Was I right in raising my children this way, by raising
them to question, to think and to be themselves? I believe I was. Society tells
me I was wrong and that I should force them to conform to the current way of
thinking and doing. Society tells me that I should force them to go to church,
accept what they are told as gospel and never, ever question anyone about
anything. I cannot do that. Conformity is losing oneself to the masses,
becoming someone other than who you are. I want my children to be themselves,
not someone else. I want them to ask, “Why the hell are you doing this?”
I have spoiled my children, I know. They have been
allowed to do more, and be more, than most children. They have had choices and,
depending on what choice they have made, paid the price or enjoyed the victory.

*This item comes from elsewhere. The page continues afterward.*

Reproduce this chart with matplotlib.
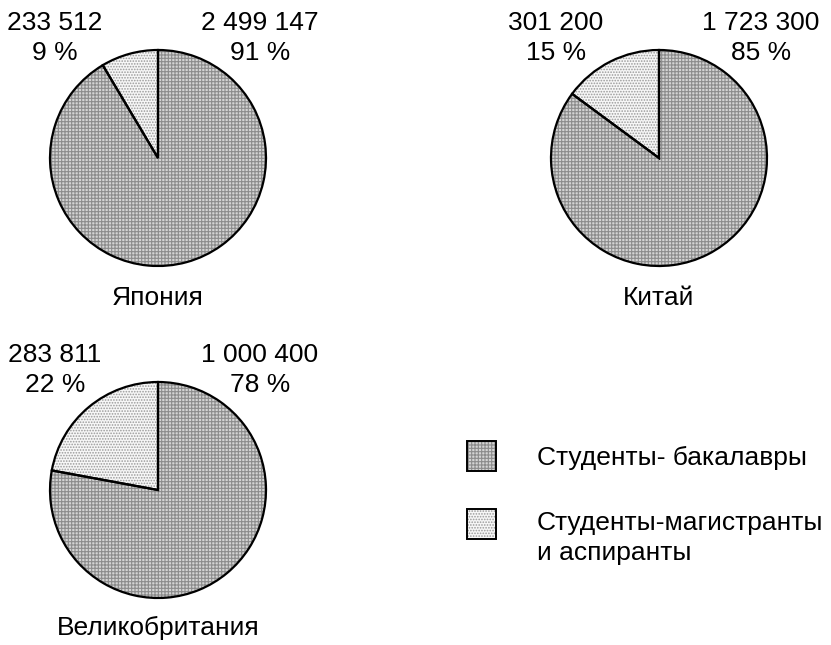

For good or bad, my children are what they are and I am proud that they are
that. They are good people. They make more good choices, socially, than bad.
They make mistakes and learn from them. What more can a parent ask for? There
is no such thing as the perfect person, much less the perfect child.
There are those parents that think their children do
no wrong. Those parents are blind and are living in a make-believe world. I
live in reality where children make mistakes, adults make mistakes, and nothing
is perfect. My only hope is that no matter what mistakes they make it won’t
affect the rest of their lives in a bad way.
Children… God’s gift to us as parents.